I thought that I was empathetic. I thought that I was patient. I thought that I had wisdom and excellent parenting skills that had been hard won through 54 years of life and 31 years of marriage. I thought that Bev's and my marriage could thrive through any adversity. I have now learned that those things are true to a certain extent. But not enough to overcome the strain that 10 years of varying degrees of chaos had affected the two young girls who came to stay with us. They came to us having each other and any normality, or structure would have to penetrate the coping mechanisms they had used to navigate a chaotic road that put them at the end of our driveway.

If I had truly accepted the girls that had shown up at the end of our driveway, I would have accepted the circumstances that had brought them to us. I would not have tried to fix them. I would not have compared them to our kids and the decisions Ben and Grace had made while living with us. I would not have wondered why bed time was so difficult if I would have thought about what life was like when you know that a new day may bring you unexpected things.

Accepting life at the end of the drive is difficult. There is such tension between accepting and expecting; come as you are, versus you can't make poor decisions. We will help you get to sleep, versus you have to go to sleep early in order to be rested for school tomorrow.

That tension was with us throughout the entire placement. Everything was a negotiation. In coming along side the family, all situations had to be negotiated. We would say, "we are partners with your dad and you can't do this or that," which wasn't always true. That is what was negotiated at that time. Their father wouldn't have given two rips about the situation we were negotiating about if we weren't partnered. I would have dealt out much greater consequences if we weren't partnered. So we spent a lot of physical and emotional energy walking the girls along this difficult balance beam between our world, and their dad's.

No, partnering with hurting people creates a tension. A tension that shows how difficult life is for the families that it serves. You want to fix that difficult life. You want them to know that if you don't drink pop for supper, you will be able to get to sleep at a good time and wake refreshed and your concentration will be so much stronger tomorrow at school. With stronger concentration, you will get better grades; graduate from high school, go on to college and meet a good man to create a family; a safe family. You have to give that desire up. If you don't, it will drive you crazy. No! You still can' t have pop for supper for a whole host of reasons, but not because it will fix your life.

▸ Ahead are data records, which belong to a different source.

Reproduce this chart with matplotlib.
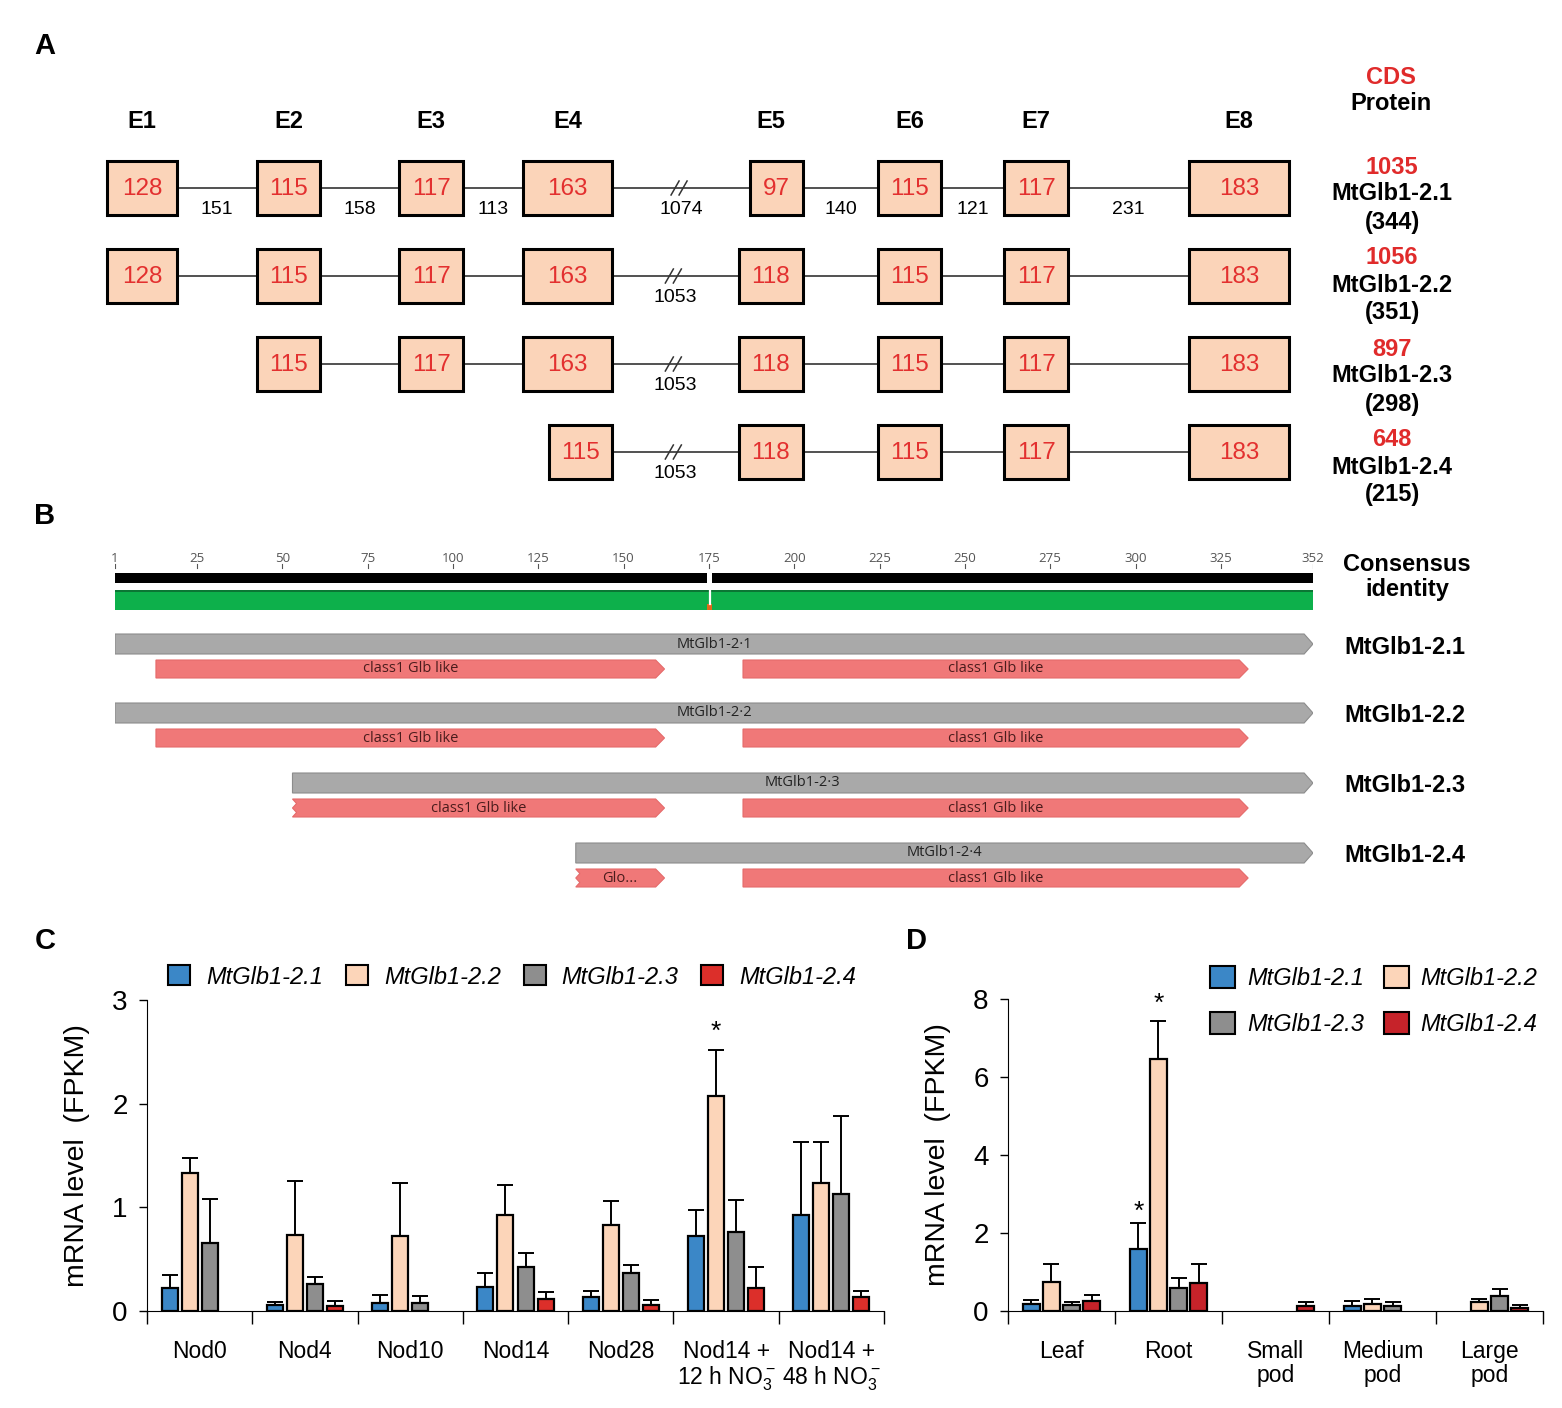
import numpy as np
import matplotlib
matplotlib.use('Agg')
import matplotlib.pyplot as plt
from matplotlib.patches import Rectangle, Polygon, Patch

plt.rcParams['font.family'] = ['Liberation Sans', 'DejaVu Sans']
plt.rcParams['mathtext.default'] = 'regular'

# ---------- panel A: gene structure ----------
isoforms = ['MtGlb1-2.1', 'MtGlb1-2.2', 'MtGlb1-2.3', 'MtGlb1-2.4']
exon_names = ['E1', 'E2', 'E3', 'E4', 'E5', 'E6', 'E7', 'E8']
exon_len = [
    [128, 115, 117, 163, 97, 115, 117, 183],
    [128, 115, 117, 163, 118, 115, 117, 183],
    [0, 115, 117, 163, 118, 115, 117, 183],
    [0, 0, 0, 115, 118, 115, 117, 183],
]
intron_labels = [
    ['151', '158', '113', '1074', '140', '121', '231'],
    ['', '', '', '1053', '', '', ''],
    ['', '', '', '1053', '', '', ''],
    ['', '', '', '1053', '', '', ''],
]
cds_len = [1035, 1056, 897, 648]
protein_len = [344, 351, 298, 215]

# ---------- panel B: protein alignment ----------
ruler_ticks = [1, 25, 50, 75, 100, 125, 150, 175, 200, 225, 250, 275, 300, 325, 352]
align_len = 352
consensus_gap = 175.2
protein_start = [1, 1, 53, 136]
protein_names = ['MtGlb1-2\u00b71', 'MtGlb1-2\u00b72', 'MtGlb1-2\u00b73', 'MtGlb1-2\u00b74']
dom1_start = [13, 13, 53, 136]
dom1_end = 162
dom1_label = ['class1 Glb like', 'class1 Glb like', 'class1 Glb like', 'Glo...']
dom2_start, dom2_end = 185, 333
dom2_label = 'class1 Glb like'

# ---------- panel C: nodule time course ----------
c_groups = ['Nod0', 'Nod4', 'Nod10', 'Nod14', 'Nod28',
            'Nod14 +\n12 h NO$_3^-$', 'Nod14 +\n48 h NO$_3^-$']
c_21 = [0.22, 0.055, 0.08, 0.23, 0.135, 0.72, 0.93]
c_21_top = [0.35, 0.09, 0.15, 0.37, 0.19, 0.97, 1.63]
c_22 = [1.33, 0.73, 0.72, 0.93, 0.83, 2.07, 1.23]
c_22_top = [1.48, 1.25, 1.23, 1.22, 1.06, 2.52, 1.63]
c_23 = [0.66, 0.26, 0.08, 0.42, 0.37, 0.76, 1.13]
c_23_top = [1.08, 0.33, 0.14, 0.56, 0.44, 1.07, 1.88]
c_24 = [0, 0.05, 0, 0.12, 0.06, 0.22, 0.135]
c_24_top = [0, 0.10, 0, 0.18, 0.11, 0.42, 0.19]
c_stars = [(5, 1, 2.69)]

# ---------- panel D: organs ----------
d_groups = ['Leaf', 'Root', 'Small\npod', 'Medium\npod', 'Large\npod']
d_21 = [0.17, 1.58, 0, 0.14, 0]
d_21_top = [0.27, 2.26, 0, 0.26, 0]
d_22 = [0.75, 6.46, 0, 0.17, 0.22]
d_22_top = [1.21, 7.43, 0, 0.32, 0.32]
d_23 = [0.15, 0.58, 0, 0.14, 0.38]
d_23_top = [0.24, 0.85, 0, 0.24, 0.56]
d_24 = [0.26, 0.73, 0.14, 0, 0.085]
d_24_top = [0.41, 1.20, 0.24, 0, 0.15]
d_stars = [(1, 0, 2.55), (1, 1, 7.87)]

W, H = 1562, 1408
fig = plt.figure(figsize=(W / 100, H / 100), dpi=100)

# overlay axes in image pixels for the diagram parts and texts
ov = fig.add_axes([0, 0, 1, 1])
ov.set_xlim(0, W)
ov.set_ylim(H, 0)
ov.axis('off')

for lab, (x, y) in zip('ABCD', [(45, 46), (45, 516), (45, 941), (917, 941)]):
    ov.text(x, y, lab, fontsize=21, fontweight='bold', ha='center', va='center')

# panel A
col_right = [177, 320, 463, 612, 803, 941, 1068, 1289]
row_y = [188, 276, 364, 452]
bp_px = 0.545
box_h = 54
red_txt = '#e3302f'
bold_size = 17

for j, name in enumerate(exon_names):
    L = max(row[j] for row in exon_len)
    ov.text(col_right[j] - L * bp_px / 2, 122, name, fontsize=17, fontweight='bold',
            ha='center', va='center')

for r in range(len(isoforms)):
    y = row_y[r]
    prev_right = None
    for j in range(len(exon_names)):
        L = exon_len[r][j]
        if L == 0:
            continue
        x0 = col_right[j] - L * bp_px
        if prev_right is not None:
            ov.plot([prev_right, x0], [y, y], color='#333333', lw=1.2, zorder=1)
            mid = (prev_right + x0) / 2
            lab = intron_labels[r][j - 1]
            if lab:
                ov.text(mid, y + 21, lab, fontsize=14, ha='center', va='center')
            if j == 4:
                for dx in (-10, -2):
                    ov.plot([mid + dx, mid + dx + 8], [y + 7, y - 7], color='#333333', lw=1.1)
        ov.add_patch(Rectangle((x0, y - box_h / 2), L * bp_px, box_h, fc='#fbd4b9',
                               ec='black', lw=2.2, zorder=2))
        ov.text(x0 + L * bp_px / 2, y + 1, str(L), color=red_txt, fontsize=17.5,
                ha='center', va='center', zorder=3)
        prev_right = col_right[j]

ov.text(1391, 78, 'CDS', color='#e02b2b', fontsize=bold_size, fontweight='bold',
        ha='center', va='center')
ov.text(1391, 104, 'Protein', fontsize=bold_size, fontweight='bold', ha='center', va='center')
for r in range(len(isoforms)):
    yb = 167 + r * 91
    ov.text(1392, yb, str(cds_len[r]), color='#e02b2b', fontsize=bold_size, fontweight='bold',
            ha='center', va='center')
    ov.text(1392, yb + 27, isoforms[r], fontsize=bold_size, fontweight='bold',
            ha='center', va='center')
    ov.text(1392, yb + 55, '(%d)' % protein_len[r], fontsize=bold_size, fontweight='bold',
            ha='center', va='center')

# panel B (x in alignment positions, y in image pixels)
axb = fig.add_axes([115 / W, 0, (1313 - 115) / W, 1])
axb.set_xlim(1, align_len)
axb.set_ylim(H, 0)
axb.axis('off')

feat_font = ['Open Sans', 'DejaVu Sans']
for t in ruler_ticks:
    axb.text(t, 558, str(t), fontsize=9.5, color='#555555', ha='center', va='center',
             family=feat_font)
    axb.plot([t, t], [564, 568], color='#555555', lw=0.8)

axb.add_patch(Rectangle((1, 573), consensus_gap - 0.8 - 1, 10, fc='black', ec='none'))
axb.add_patch(Rectangle((consensus_gap + 0.8, 573), align_len - consensus_gap - 0.8, 10,
                        fc='black', ec='none'))
axb.add_patch(Rectangle((1, 590), align_len - 1, 20, fc='#0db04b', ec='none'))
axb.plot([1, align_len], [591, 591], color='#0b6b30', lw=1.2)
axb.plot([consensus_gap, consensus_gap], [589, 604], color='white', lw=1.6)
axb.add_patch(Rectangle((consensus_gap - 0.7, 604), 1.4, 6, fc='#e06a1b', ec='none'))


def feature(ax, x0, x1, yc, h, fc, ec, jagged=False):
    tip = 2.6
    top, bot = yc - h / 2, yc + h / 2
    pts = [(x1 - tip, top), (x1, yc), (x1 - tip, bot), (x0, bot)]
    if jagged:
        pts += [(x0 + 1.2, yc + h / 4), (x0, yc), (x0 + 1.2, yc - h / 4)]
    pts += [(x0, top)]
    ax.add_patch(Polygon(pts, closed=True, fc=fc, ec=ec, lw=0.8))


gray_y = [644, 713, 783, 853]
for r in range(len(isoforms)):
    gy = gray_y[r]
    ry = gy + 25
    feature(axb, protein_start[r], align_len, gy, 20, '#a9a9a9', '#8c8c8c')
    axb.text((protein_start[r] + align_len) / 2, gy, protein_names[r], fontsize=10.5,
             color='#222222', ha='center', va='center', family=feat_font)
    jag = dom1_start[r] == protein_start[r] and protein_start[r] > 1
    feature(axb, dom1_start[r], dom1_end, ry, 18, '#f07878', '#e56a6a', jagged=jag)
    axb.text((dom1_start[r] + dom1_end) / 2, ry, dom1_label[r], fontsize=10.5,
             color='#4a1c1c', ha='center', va='center', family=feat_font)
    feature(axb, dom2_start, dom2_end, ry, 18, '#f07878', '#e56a6a')
    axb.text((dom2_start + dom2_end) / 2, ry, dom2_label, fontsize=10.5,
             color='#4a1c1c', ha='center', va='center', family=feat_font)
    ov.text(1405, gy + 3, isoforms[r], fontsize=bold_size, fontweight='bold',
            ha='center', va='center')

ov.text(1407, 577, 'Consensus\nidentity', fontsize=bold_size, fontweight='bold', ha='center',
        va='center', linespacing=1.15)

# panels C and D
blue, peach, gray = '#3b87c7', '#fcd5b9', '#8e8e8e'


def bar_panel(ax, groups, series, tops, colors, bw, step, ymax, yticks, stars):
    n = len(groups)
    x = np.arange(n) + 0.5
    for k, (vals, top, col) in enumerate(zip(series, tops, colors)):
        pos = x + (k - 1.5) * step
        vals = np.array(vals, float)
        top = np.array(top, float)
        m = vals > 0
        ax.bar(pos[m], vals[m], bw, color=col, edgecolor='black', linewidth=1.6, zorder=2)
        e = top > 0
        ax.errorbar(pos[e], vals[e], yerr=[np.zeros(e.sum()), (top - vals)[e]], fmt='none',
                    ecolor='black', elinewidth=1.4, capsize=6, capthick=1.4, zorder=3)
    for g, k, yv in stars:
        ax.text(x[g] + (k - 1.5) * step, yv, '*', fontsize=19, ha='center', va='center')
    ax.set_xlim(0, n)
    ax.set_ylim(0, ymax)
    ax.spines[['top', 'right']].set_visible(False)
    ax.set_xticks(x)
    ax.set_xticklabels(groups, linespacing=1.05)
    ax.set_xticks(np.arange(n + 1), minor=True)
    ax.set_yticks(yticks)
    ax.tick_params(axis='x', which='major', length=0, pad=21, labelsize=16.5)
    ax.tick_params(axis='x', which='minor', length=9, width=1, direction='out')
    ax.tick_params(axis='y', length=6, width=1, labelsize=20, pad=8)
    ax.set_ylabel('mRNA level  (FPKM)', fontsize=20.5, labelpad=16)


axc = fig.add_axes([147 / W, (H - 1311) / H, 737 / W, 311 / H])
c_colors = [blue, peach, gray, '#dc2f2a']
bar_panel(axc, c_groups, [c_21, c_22, c_23, c_24], [c_21_top, c_22_top, c_23_top, c_24_top],
          c_colors, 0.152, 0.19, 3, [0, 1, 2, 3], c_stars)

axd = fig.add_axes([1008 / W, (H - 1311) / H, 535 / W, 312 / H])
d_colors = [blue, peach, gray, '#c6232a']
bar_panel(axd, d_groups, [d_21, d_22, d_23, d_24], [d_21_top, d_22_top, d_23_top, d_24_top],
          d_colors, 0.16, 0.187, 8, [0, 2, 4, 6, 8], d_stars)

leg_font = {'style': 'italic', 'size': 17}
c_handles = [Patch(fc=c, ec='black', lw=1.5) for c in c_colors]
fig.legend(c_handles, isoforms, loc='center left', bbox_to_anchor=(168 / W, 1 - 977 / H),
           ncol=4, frameon=False, prop=leg_font, handlelength=0.93, handleheight=0.93,
           handletextpad=0.68, columnspacing=0.97, borderpad=0, borderaxespad=0)
# legend in D reads row-wise: 2.1, 2.2 / 2.3, 2.4
d_order = [0, 2, 1, 3]
d_handles = [Patch(fc=d_colors[i], ec='black', lw=1.5) for i in d_order]
fig.legend(d_handles, [isoforms[i] for i in d_order], loc='center left',
           bbox_to_anchor=(1210 / W, 1 - 1001 / H),
           ncol=2, frameon=False, prop=leg_font, handlelength=1.06, handleheight=1.06,
           handletextpad=0.5, columnspacing=0.85, labelspacing=0.95, borderpad=0,
           borderaxespad=0)

fig.savefig('out.png', dpi=100)
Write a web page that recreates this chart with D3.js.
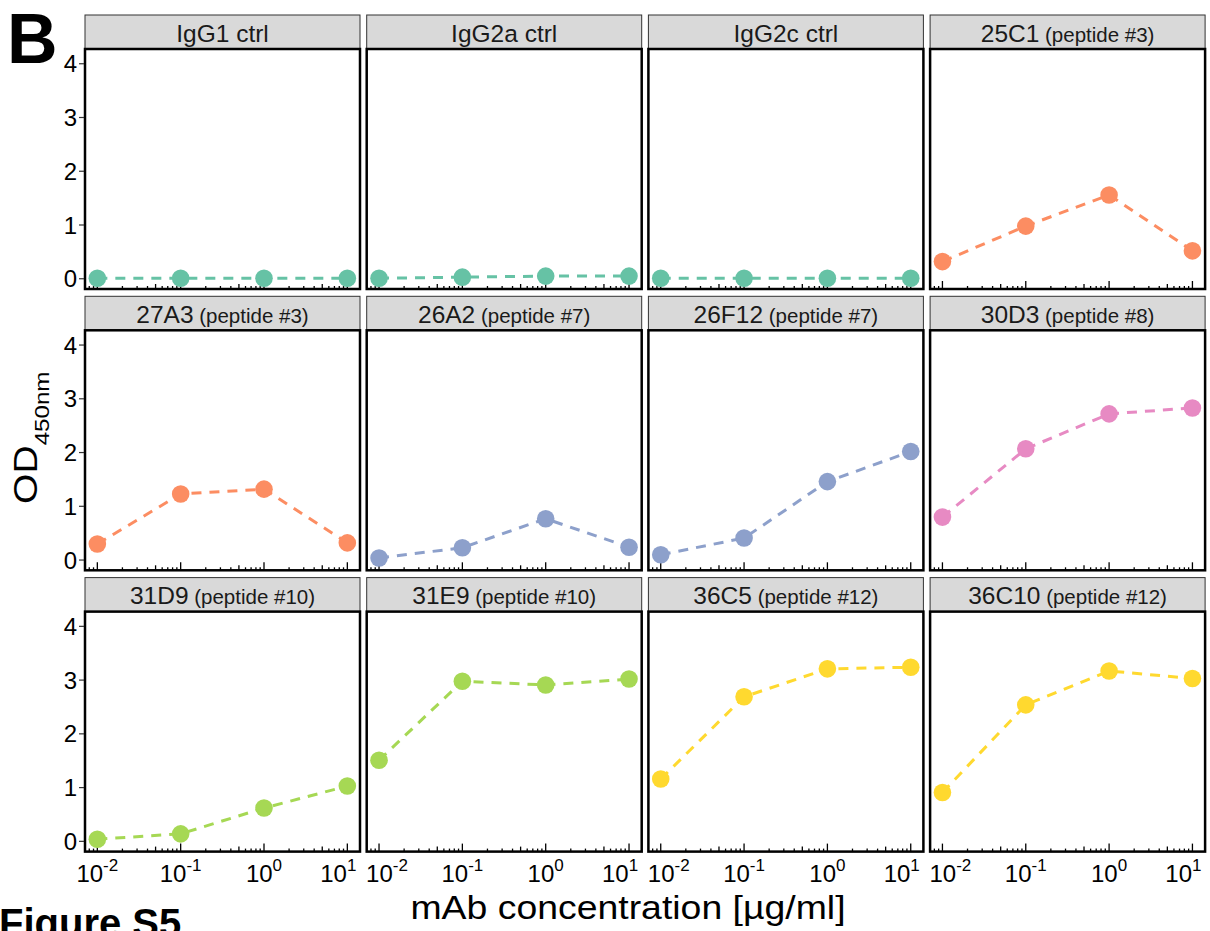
<!DOCTYPE html>
<html>
<head>
<meta charset="utf-8">
<title>OD450 facets</title>
<script src="https://cdn.jsdelivr.net/npm/d3@7"></script>
<style>
  body { margin: 0; background: #fff; }
  text { font-family: "Liberation Sans", Arial, sans-serif; }
</style>
</head>
<body>
<script>
// panel titles (main part + small peptide part)
var panelNames = ["IgG1 ctrl", "IgG2a ctrl", "IgG2c ctrl", "25C1",
                  "27A3", "26A2", "26F12", "30D3",
                  "31D9", "31E9", "36C5", "36C10"];
var panelPeptides = ["", "", "", "(peptide #3)",
                     "(peptide #3)", "(peptide #7)", "(peptide #7)", "(peptide #8)",
                     "(peptide #10)", "(peptide #10)", "(peptide #12)", "(peptide #12)"];
var concentrations = [0.01, 0.1, 1, 10];
var odValues = [
  [0.00, 0.00, 0.00, 0.00],
  [0.00, 0.02, 0.04, 0.04],
  [0.00, 0.00, 0.00, 0.00],
  [0.31, 0.97, 1.55, 0.51],
  [0.29, 1.22, 1.31, 0.31],
  [0.03, 0.22, 0.76, 0.23],
  [0.09, 0.40, 1.45, 2.01],
  [0.79, 2.06, 2.71, 2.82],
  [0.03, 0.13, 0.61, 1.02],
  [1.50, 2.97, 2.90, 3.01],
  [1.15, 2.68, 3.20, 3.23],
  [0.90, 2.53, 3.16, 3.02]
];
var panelColors = ["#66C2A5", "#66C2A5", "#66C2A5", "#FC8D62",
                   "#FC8D62", "#8DA0CB", "#8DA0CB", "#E78AC3",
                   "#A6D854", "#A6D854", "#FFD92F", "#FFD92F"];
var yTicks = [0, 1, 2, 3, 4];
var xTickExps = [-2, -1, 0, 1];

var width = 1210, height = 931;
var colX = 85, colStep = 281.7, rowY = 15, rowStep = 281.3;
var panelW = 275, stripH = 34, plotH = 240;

var x = d3.scaleLog().domain([Math.pow(10, -2.148), Math.pow(10, 1.152)]).range([0, panelW]);
var y = d3.scaleLinear().domain([-0.2, 4.265]).range([plotH, 0]);

var svg = d3.select("body").append("svg")
    .attr("width", width).attr("height", height);

var line = d3.line()
    .x(function(d) { return x(d[0]); })
    .y(function(d) { return y(d[1]); });

// log ticks inside bottom edge
var logTicks = [];
for (var e = -3; e <= 1; e++) {
  for (var k = 1; k <= 9; k++) {
    var v = k * Math.pow(10, e);
    if (v >= x.domain()[0] && v <= x.domain()[1]) logTicks.push({v: v, k: k});
  }
}

panelNames.forEach(function(name, i) {
  var r = Math.floor(i / 4), c = i % 4;
  var g = svg.append("g")
      .attr("transform", "translate(" + (colX + c * colStep) + "," + (rowY + r * rowStep) + ")");

  // strip
  g.append("rect")
      .attr("x", 0).attr("y", 0).attr("width", panelW).attr("height", stripH)
      .attr("fill", "#D9D9D9").attr("stroke", "#333").attr("stroke-width", 1);
  var st = g.append("text")
      .attr("x", panelW / 2).attr("y", 26.5)
      .attr("text-anchor", "middle").attr("fill", "#1a1a1a")
      .style("font-size", "24.5px");
  st.append("tspan").text(name);
  if (panelPeptides[i]) st.append("tspan").style("font-size", "20.5px").text(" " + panelPeptides[i]);

  var p = g.append("g").attr("transform", "translate(0," + stripH + ")");

  // log ticks
  p.selectAll("line.lt").data(logTicks).enter().append("line")
      .attr("x1", function(d) { return x(d.v); })
      .attr("x2", function(d) { return x(d.v); })
      .attr("y1", plotH)
      .attr("y2", function(d) { return plotH - (d.k === 1 ? 8 : d.k === 5 ? 5 : 3); })
      .attr("stroke", "#000").attr("stroke-width", 1.3);

  var data = concentrations.map(function(cv, j) { return [cv, odValues[i][j]]; });
  p.append("path")
      .attr("d", line(data))
      .attr("fill", "none").attr("stroke", panelColors[i])
      .attr("stroke-width", 3).attr("stroke-dasharray", "10,8");
  p.selectAll("circle").data(data).enter().append("circle")
      .attr("cx", function(d) { return x(d[0]); })
      .attr("cy", function(d) { return y(d[1]); })
      .attr("r", 8.8).attr("fill", panelColors[i]);

  // frame
  p.append("rect")
      .attr("x", 0).attr("y", 0).attr("width", panelW).attr("height", plotH)
      .attr("fill", "none").attr("stroke", "#000").attr("stroke-width", 2.5);

  if (c === 0) {
    var ya = p.append("g").call(d3.axisLeft(y).tickValues(yTicks).tickFormat(d3.format("d"))
        .tickSize(5).tickPadding(3));
    ya.select(".domain").remove();
    ya.selectAll("line").attr("stroke", "#333").attr("stroke-width", 1.2).attr("transform", "translate(-1,0)");
    ya.selectAll("text").attr("fill", "#000").style("font-size", "24px")
        .style("font-family", "'Liberation Sans', Arial, sans-serif").attr("dy", "0.36em");
  }
  if (r === 2) {
    var xl = p.append("g").attr("transform", "translate(0," + (plotH + 30) + ")");
    xTickExps.forEach(function(ex, j) {
      // edge labels nudged inward like the original figure
      var nudge = (j === 0 && c > 0) ? 8 : (j === xTickExps.length - 1 ? -9 : 0);
      var t = xl.append("text").attr("x", x(Math.pow(10, ex)) + nudge).attr("y", 0)
          .attr("text-anchor", "middle").attr("fill", "#000").style("font-size", "24px");
      t.append("tspan").text("10");
      t.append("tspan").attr("dy", -11).style("font-size", "17px").text(ex);
    });
  }
});

// axis titles
svg.append("text")
    .attr("transform", "translate(628,919) scale(1.1,1)")
    .attr("text-anchor", "middle").style("font-size", "34px").attr("fill", "#000")
    .text("mAb concentration [µg/ml]");
var od = svg.append("text")
    .attr("transform", "translate(37,504) rotate(-90) scale(1.15,1)")
    .attr("text-anchor", "start").style("font-size", "34px").attr("fill", "#000");
od.append("tspan").text("OD");
od.append("tspan").attr("dy", 12).style("font-size", "21px").text("450nm");

// panel letter and figure label
svg.append("text")
    .attr("x", 7).attr("y", 63)
    .style("font-size", "70px").style("font-weight", "bold").attr("fill", "#000")
    .text("B");
svg.append("text")
    .attr("x", -1).attr("y", 937)
    .style("font-size", "40px").style("font-weight", "bold").attr("fill", "#000")
    .text("Figure S5");
</script>
</body>
</html>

Probably nothing done in Safe Families will fix the children. Certainly, nothing that Bev and I did fixed the girls who lived with us for 10 months. It took us a while to understand it. But when we recognized that, it became easier. I finally came up with the metaphor of the asteroid. In this metaphor, the girls' lives have an asteroid streaking towards them. It is a big one. It will cause great devastation. Nothing we can do will stop it streaking toward their world. No, at our point, at the end of our driveway, we can only push, pull and tug at the circumstances. Hopefully, that asteroid is deflected. Hopefully, the time to impact or the angle of deflection is great enough that no harm will come; maybe not. Maybe there will be some impact. Who knows?

We still have contact with the girls and their father. We give rides, help in emergencies, have the family over for supper once a week and have even started working with their dad to establish a budget to corral their tight finances. Maybe, it will be a fairy tale ending. Maybe, it won't. Either way Bev and I will not have fixed the situation. It wasn't the calling. We were simply called to show up.

From the end of the driveway, take care.